We have noticed already that whatever a reader is led to do for himself is more real and more vital than anything which can be done for him. This principle, carried farther and higher, underlies the fact that mankind will give little heed to any “record of intellectual conceptions” of life, while they will be moved and led by a “reflection of life”—in other words by those tales which are the embodiment of human emotions and human passions. To be told what some man thinks that life should mean to us may interest but is not likely to move us deeply or to change us. To be shown, vitally and vividly, what life has meant to any human being can hardly fail to reach our emotions and to affect the whole mental being. Life can teach more than any man can teach. The novelist who preaches is tacitly assuming that his individual belief is of more value than the inferences which a reader would draw from a faithful picture of life. The race avenges itself upon such an egotist. It does not reason about it, but it lets his book die. Where is the didactic novel that has outlived its generation? To be didactic is at best to be temporary.
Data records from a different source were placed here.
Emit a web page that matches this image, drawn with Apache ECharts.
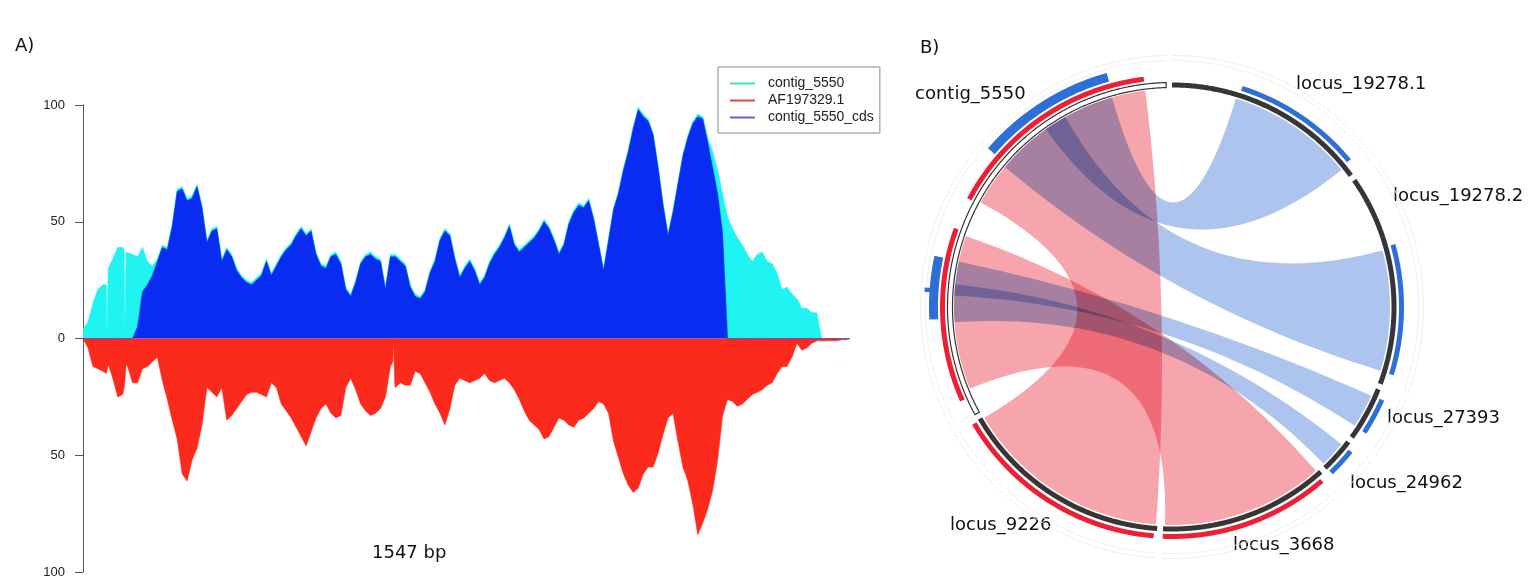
<!DOCTYPE html>
<html><head><meta charset="utf-8">
<script src="https://cdn.jsdelivr.net/npm/echarts@6/dist/echarts.min.js"></script>
<style>html,body{margin:0;padding:0;background:#fff}#c{width:1532px;height:582px}</style>
</head><body><div id="c"></div>
<script>
// ---------- Panel A: coverage profiles (bp position -> depth) ----------
const positionsBp = [
  0,10,20,30,40,47,48,50,51,60,70,80,83,84,86,87,90,
  100,110,120,130,140,150,160,170,180,190,
  200,210,220,230,240,250,260,270,280,290,
  300,310,320,330,340,350,360,370,380,390,
  400,410,420,430,440,450,460,470,480,490,
  500,510,520,530,540,550,560,570,580,590,
  600,610,620,625,626,628,629,630,640,650,660,670,680,690,
  700,710,720,730,740,750,760,770,780,790,
  800,810,820,830,840,850,860,870,880,890,
  900,910,920,930,940,950,960,970,980,990,
  1000,1010,1020,1030,1040,1050,1060,1070,1080,1090,
  1100,1110,1120,1130,1140,1150,1160,1170,1180,1190,
  1200,1210,1220,1230,1240,1250,1260,1270,1280,1290,
  1300,1310,1320,1330,1340,1350,1360,1370,1380,1390,
  1400,1410,1420,1430,1440,1450,1460,1470,1480,1490,
  1500,1510,1520,1530,1540,1547
];
const contigCoverage = [
  4,7,15,21,23,23,0,0,30,34,39,39,38,0,0,37,37,
  36,35,39,33,31,34,40,39,49,64,
  65,60,61,66,57,42,47,48,34,39,
  36,30,27,25,24,26,28,34,28,32,
  36,39,41,45,48,45,47,37,32,31,
  36,37,33,22,19,25,33,36,37,35,
  34,22,36,36,36,36,36,36,34,32,23,19,18,21,
  29,34,43,47,45,35,27,31,34,30,
  24,27,33,37,40,44,49,41,38,40,
  42,44,47,51,48,43,37,41,50,55,
  58,57,60,52,41,30,43,56,63,73,
  81,91,99,96,94,88,74,58,45,55,
  67,79,87,93,96,95,86,80,72,62,
  52,47,43,40,36,33,36,37,33,32,
  28,21,22,19,17,13,13,11,11,0,
  0,0,0,0,0,0
];
const cdsCoverage = [
  0,0,0,0,0,0,0,0,0,0,0,0,0,0,0,0,0,
  0,5,20,23,27,33,39,38,48,63,
  64,59,60,65,56,41,46,47,33,38,
  35,29,26,24,23,25,27,33,27,31,
  35,38,40,44,47,44,46,36,31,30,
  35,36,32,21,18,24,32,35,36,34,
  33,21,35,35,35,35,35,35,33,31,22,18,17,20,
  28,33,42,46,44,34,26,30,33,29,
  23,26,32,36,39,43,48,40,37,39,
  41,43,46,50,47,42,36,40,49,54,
  57,56,59,51,40,29,42,55,62,72,
  80,90,98,95,93,87,73,57,44,54,
  66,78,86,92,95,94,84,73,62,45,
  0,0,0,0,0,0,0,0,0,0,
  0,0,0,0,0,0,0,0,0,0,
  0,0,0,0,0,0
];
const refCoverage = [
  0,4,12,13,14,15,15,12,11,17,25,24,21,19,14,11,12,
  19,19,13,12,10,8,18,26,35,43,
  58,61,52,47,37,21,23,25,21,35,
  33,30,27,24,23,23,24,25,19,21,
  28,31,34,38,42,46,40,34,30,28,
  32,34,33,21,17,22,28,31,33,32,
  30,25,12,10,0,0,20,21,19,20,20,14,15,19,
  23,28,32,37,30,20,17,18,19,18,
  17,15,18,19,18,17,19,22,26,31,
  35,37,39,43,42,38,34,35,37,38,
  35,34,32,30,27,28,32,44,51,58,
  63,66,64,58,55,55,49,41,34,32,
  44,55,61,71,84,79,73,65,52,33,
  26,27,29,28,26,24,23,22,20,19,
  15,12,12,8,2,5,4,2,1,1,
  1,1,1,0.5,0.5,0
];
const seriesNames = ['contig_5550', 'AF197329.1', 'contig_5550_cds'];
const yTicks = [-100, -50, 0, 50, 100];

// ---------- Panel B: circular alignment plot ----------
const seqNames = ['locus_19278.1','locus_19278.2','locus_27393','locus_24962','locus_3668','locus_9226','contig_5550'];
const seqLengths = [709, 727, 187, 119, 586, 740, 1547];
const seqGapBp = 20;

const featSeq   = ['contig_5550','contig_5550','contig_5550','contig_5550','contig_5550','locus_19278.1','locus_19278.2','locus_27393','locus_24962','locus_3668','locus_9226'];
const featStart = [61, 748, 339, 917, 425, 234, 252, 28, 20, 17, 10];
const featEnd   = [642, 1474, 539, 1361, 438, 666, 686, 150, 115, 586, 735];
const featType  = ['red','red','blue','blue','blue','blue','blue','blue','blue','red','red'];
const featTrack = [0,0,1,1,2,0,0,0,0,0,0];

const linkTarget      = ['locus_3668','locus_9226','locus_19278.1','locus_19278.2','locus_27393','locus_24962'];
const linkContigStart = [88, 757, 1100, 906, 418, 325];
const linkContigEnd   = [629, 1474, 1356, 1180, 537, 457];
const linkTargetStart = [10, 5, 225, 261, 30, 21];
const linkTargetEnd   = [580, 735, 674, 684, 149, 113];
const linkType        = ['red','red','blue','blue','blue','blue'];

// ---------- layout helpers ----------
const seqOffsets = [];
let acc = 0;
seqLengths.forEach(l => { seqOffsets.push(acc); acc += l + seqGapBp; });
const circleTotal = acc;
const absPos = (name, local) => seqOffsets[seqNames.indexOf(name)] + local;

const TRACK_R = [[227, 232], [234, 243], [240, 248]];
const IDEO_R = [219.5, 224.5];
const LINK_R = 218;

function arcPts(api, a1, a2, r) {
  const n = Math.max(4, Math.ceil(Math.abs(a2 - a1) / 4));
  const pts = [];
  for (let j = 0; j <= n; j++) pts.push(api.coord([r, a1 + (a2 - a1) * j / n]));
  return pts;
}
function bezPts(api, a, b, r) {
  const p0 = api.coord([r, a]), p2 = api.coord([r, b]), c = api.coord([0, 0]);
  const pts = [];
  for (let j = 1; j < 40; j++) {
    const t = j / 40, u = 1 - t;
    pts.push([u*u*p0[0] + 2*u*t*c[0] + t*t*p2[0], u*u*p0[1] + 2*u*t*c[1] + t*t*p2[1]]);
  }
  return pts;
}
function ring(api, a1, a2, r1, r2) {
  return arcPts(api, a1, a2, r2).concat(arcPts(api, a2, a1, r1));
}

const ribbonColor = { red: '#f7a5ad', blue: '#adc5ee' };
const featColor = { red: '#ee1f35', blue: '#2c6fd6' };

const chart = echarts.init(document.getElementById('c'), null, { renderer: 'canvas' });

const option = {
  backgroundColor: '#ffffff',
  animation: false,
  grid: { left: 83, top: 105, right: 682, bottom: 10, show: false },
  xAxis: { type: 'value', min: 0, max: 1547, show: false },
  yAxis: {
    type: 'value', min: yTicks[0], max: yTicks[yTicks.length - 1], interval: 50,
    axisLine: { show: true, lineStyle: { color: '#555', width: 1 } },
    axisTick: { show: true, length: 8, lineStyle: { color: '#555' } },
    axisLabel: { formatter: v => String(Math.abs(v)), color: '#222', fontSize: 13, fontFamily: 'Liberation Sans', margin: 18 },
    splitLine: { show: false }
  },
  legend: {
    left: 718, top: 67, orient: 'vertical',
    data: [
      { name: seriesNames[0], itemStyle: { color: '#40e0d0' } },
      { name: seriesNames[1], itemStyle: { color: '#e8403a' } },
      { name: seriesNames[2], itemStyle: { color: '#6a60cc' } }
    ],
    icon: 'rect', itemWidth: 25, itemHeight: 2, itemGap: 0,
    padding: [8, 6, 7, 12],
    borderColor: '#8a8a8a', borderWidth: 1, borderRadius: 0,
    textStyle: { fontSize: 14, fontFamily: 'Liberation Sans', color: '#222', lineHeight: 17, padding: [0, 0, 0, 8] },
    selectedMode: false
  },
  polar: { center: [1172, 307], radius: 260 },
  angleAxis: { type: 'value', min: 0, max: circleTotal, startAngle: 90, clockwise: true, show: false, splitLine: { show: false } },
  radiusAxis: { type: 'value', min: 0, max: 260, show: false, splitLine: { show: false } },
  graphic: [
    { type: 'text', x: 15, y: 46, style: { text: 'A)', fontSize: 18, fontFamily: 'DejaVu Sans', fill: '#111', verticalAlign: 'middle' } },
    { type: 'text', x: 920, y: 48, style: { text: 'B)', fontSize: 18, fontFamily: 'DejaVu Sans', fill: '#111', verticalAlign: 'middle' } },
    { type: 'text', x: 372, y: 553, style: { text: '1547 bp', fontSize: 18, fontFamily: 'DejaVu Sans', fill: '#111', verticalAlign: 'middle' } },
    { type: 'text', x: 915, y: 94, style: { text: 'contig_5550', fontSize: 18, fontFamily: 'DejaVu Sans', fill: '#111', verticalAlign: 'middle' } },
    { type: 'text', x: 1296, y: 84, style: { text: 'locus_19278.1', fontSize: 18, fontFamily: 'DejaVu Sans', fill: '#111', verticalAlign: 'middle' } },
    { type: 'text', x: 1393, y: 196, style: { text: 'locus_19278.2', fontSize: 18, fontFamily: 'DejaVu Sans', fill: '#111', verticalAlign: 'middle' } },
    { type: 'text', x: 1387, y: 418, style: { text: 'locus_27393', fontSize: 18, fontFamily: 'DejaVu Sans', fill: '#111', verticalAlign: 'middle' } },
    { type: 'text', x: 1350, y: 483, style: { text: 'locus_24962', fontSize: 18, fontFamily: 'DejaVu Sans', fill: '#111', verticalAlign: 'middle' } },
    { type: 'text', x: 1233, y: 545, style: { text: 'locus_3668', fontSize: 18, fontFamily: 'DejaVu Sans', fill: '#111', verticalAlign: 'middle' } },
    { type: 'text', x: 950, y: 525, style: { text: 'locus_9226', fontSize: 18, fontFamily: 'DejaVu Sans', fill: '#111', verticalAlign: 'middle' } }
  ],
  series: [
    {
      name: seriesNames[0], type: 'line', symbol: 'none',
      data: positionsBp.map((p, i) => [p, contigCoverage[i]]),
      lineStyle: { width: 0.6, color: '#1ff4f2' }, itemStyle: { color: '#40e0d0' },
      areaStyle: { color: '#1ff4f2', opacity: 1 }, z: 2
    },
    {
      name: seriesNames[2], type: 'line', symbol: 'none',
      data: positionsBp.map((p, i) => [p, cdsCoverage[i]]),
      lineStyle: { width: 0.6, color: '#0a2cf0' }, itemStyle: { color: '#6a60cc' },
      areaStyle: { color: '#0a2cf0', opacity: 1 }, z: 3
    },
    {
      name: seriesNames[1], type: 'line', symbol: 'none',
      data: positionsBp.map((p, i) => [p, -refCoverage[i]]),
      lineStyle: { width: 0.6, color: '#fb2a1c' }, itemStyle: { color: '#e8403a' },
      areaStyle: { color: '#fb2a1c', opacity: 1 }, z: 3
    },
    // faint outer track outlines
    {
      type: 'custom', coordinateSystem: 'polar', z: 1, silent: true,
      data: seqNames.map((n, i) => [250, seqOffsets[i]]),
      renderItem: (params, api) => {
        const k = params.dataIndex;
        const a1 = seqOffsets[k], a2 = seqOffsets[k] + seqLengths[k];
        return { type: 'group', children: [246.5, 251.5].map(r => ({
          type: 'polyline', shape: { points: arcPts(api, a1, a2, r) },
          style: { stroke: '#f3eef0', lineWidth: 1, fill: null }
        })) };
      }
    },
    // ribbons
    {
      type: 'custom', coordinateSystem: 'polar', z: 2, silent: true,
      data: linkTarget.map((t, i) => [LINK_R, absPos('contig_5550', linkContigStart[i])]),
      renderItem: (params, api) => {
        const i = params.dataIndex;
        const cs = absPos('contig_5550', linkContigStart[i]);
        const ce = absPos('contig_5550', linkContigEnd[i]);
        const ts = absPos(linkTarget[i], linkTargetStart[i]);
        const te = absPos(linkTarget[i], linkTargetEnd[i]);
        const pts = arcPts(api, cs, ce, LINK_R)
          .concat(bezPts(api, ce, ts, LINK_R))
          .concat(arcPts(api, ts, te, LINK_R))
          .concat(bezPts(api, te, cs, LINK_R));
        return { type: 'polygon', shape: { points: pts },
          style: { fill: ribbonColor[linkType[i]], blend: 'multiply' } };
      }
    },
    // ideogram ring
    {
      type: 'custom', coordinateSystem: 'polar', z: 4, silent: true,
      data: seqNames.map((n, i) => [IDEO_R[1], seqOffsets[i]]),
      renderItem: (params, api) => {
        const k = params.dataIndex;
        const a1 = seqOffsets[k], a2 = seqOffsets[k] + seqLengths[k];
        const hollow = seqNames[k] === 'contig_5550';
        return { type: 'polygon', shape: { points: ring(api, a1, a2, IDEO_R[0], IDEO_R[1]) },
          style: hollow ? { fill: '#ffffff', stroke: '#333', lineWidth: 1.2 } : { fill: '#363636' } };
      }
    },
    // feature tracks
    {
      type: 'custom', coordinateSystem: 'polar', z: 4, silent: true,
      data: featSeq.map((s, i) => [TRACK_R[featTrack[i]][1], absPos(s, featStart[i])]),
      renderItem: (params, api) => {
        const i = params.dataIndex;
        const a1 = absPos(featSeq[i], featStart[i]), a2 = absPos(featSeq[i], featEnd[i]);
        const r = TRACK_R[featTrack[i]];
        return { type: 'polygon', shape: { points: ring(api, a1, a2, r[0], r[1]) },
          style: { fill: featColor[featType[i]] } };
      }
    }
  ]
};
chart.setOption(option);

// make overlapping ribbons mix like translucent circos links (multiply blending)
const zr = chart.getZr();
const blendFills = new Set(Object.values(ribbonColor));
zr.storage.getDisplayList(true).forEach(el => {
  if (el.style && blendFills.has(el.style.fill)) {
    el.style.blend = 'multiply';
    el.markRedraw();
  }
});
zr.refreshImmediately();
</script>
</body></html>
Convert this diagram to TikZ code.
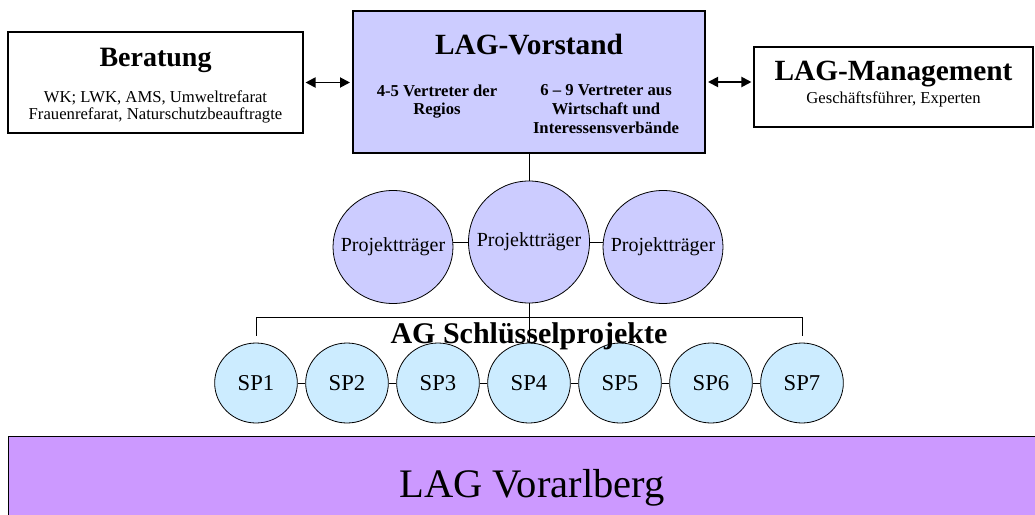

The very essence of all art is that the motive of a work shall be inherent in it and not an outside purpose; but even aside from this, the moral purpose which shows itself as such defeats its own object. The lesson which is elaborated for us belongs in the sermon, and sermons are apt to be of effect so transient that it is necessary to have a fresh one at least once a week. The teaching of a genuine work of art is permanent. It is hardly conceivable that the race should outlive the teaching of Dante or Shakespeare. The hypothesis upon which the “moral purpose,” so called, is introduced into fiction is that men shall be moved to accept its teaching. The objection which it seems fair to urge against this is that the ethical lesson conveyed indirectly is so much more effectual; and that it is not wise to waste the opportunity and to dull men’s minds to the legitimate effects of fiction.

What the sincere novelist does is practically to say to his reader: “Here is a portion of life as it seems to me it is or might be. I tell you the whole of its reality or its possibility as far as I can perceive it. What it means, what is the lesson to be drawn from it, you must discover for yourself. In the first place the emotions which I have felt in writing the tale cannot be directly expressed. I have endeavored to suggest them, and that is all that can be done by means of language. In the second place, the moral of life will be vital only to him who draws it for himself.” Of course it is impossible to determine how far one novelist or another would definitely say to himself anything of this sort; but I believe that this is the position consciously or unconsciously taken by every serious writer of fiction.

No conviction, no opinion, no faith is vital which is not the original growth of the mind which holds it. We may induce it. We may advance ideas, we may even formulate views, and suppose that we have converted another to our own position, be it intellectual, moral, Æsthetic, or religious. We may have secured a sort of conformity; the other may even himself suppose that he thinks as we do; but until he feels that we think as he does there is little hope that genuine opinions have taken root in his mind. It is only when the life within him has consciously put into tangible form its own belief that he is in any permanent way, in any real sense, convinced. Conviction which is forced upon one by deliberately didactic books is like a costume, assumed willingly or unwillingly as the case may be, but only an outer covering. Conviction which is wrought in one by inner emotion in reading the story of Arthur Pendennis, of Colonel Newcome, of Effie Deans, of Jean Valjean, of Hester Prynne, is a change in the very fibre of the moral being. The one is a view, and the other is vitality; one is a theory, and the other is belief; the one is a creed, but the other is character.